スマホ決済ができなければ日々の生活はすべて現金です。日本ではどこに行っても現金が使えますが、中国ではスマホ決済が普及した結果、現金では不便な場面がたくさんあります。小さな商店や食堂、タクシーはおつりを用意していません。というか小銭を受け取ることがないから、おつりを用意できないのでしょう。そこで私が立てた自衛策は、おつりを出してもらわなくてもよいようにすること、つまり自ら常に小銭をたくさん持っておくことです。おつりが出そうな店では大きい額の紙幣で支払っておつりをたくさんもらうわけです(お店の人、すみません)。これはやってみると意外とできるもので、財布はいつもパンパンで重くて大変ですが、少し楽しくもありました。

工夫で何とかなるところはいいのですが、工夫しようのないことが多くあります。日本ではクレジットカード決済が多いネット通販も、中国ではクレジットカードで支払えることはまずありません。ほとんどすべてがスマホの決済アプリからの支払いです。新生活を始めるにあたり、さまざまな物資を用意しないといけないわけですが、こういうときこそネット通販が便利です。ところがそれができないわけですから、大変不便です。私の場合は、人に頼んで購入してもらい、その人に現金を渡すという方法で何とか乗り越えることができました。

このように中国のスマホ決済社会で外国人が暮らすのは、なかなか敷居の高いものと感じます。
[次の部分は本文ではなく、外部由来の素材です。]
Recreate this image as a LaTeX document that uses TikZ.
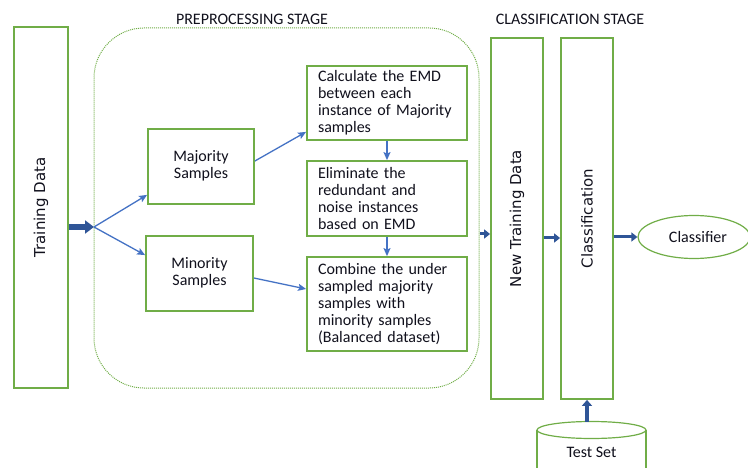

短期旅行者ならば、あれこれしているうちに旅行が終わってしまうでしょう。またこれは、新しい機器に馴染むことが難しい中国のお年寄りにも大きな問題のようです。気をつけて見てみると、やはりお年寄りは現金で支払っている人が多いようで、おそらく現金を使える店を選んで利用しているのではないかと思います(私がそうでした)。そのようなことに気付きだしたある日、公的機関から次のようなショートメールが届きました(中国では、登録しなくても公的機関からさまざまなショートメールが届く)。
「人民元は国家が法で定めた貨幣です。いかなる団体・個人も法に定められた以外の理由で現金の使用を拒んではいけません。現金の受け取りを拒否することは違法行為です。」
なるほど、やはり問題になっているようです。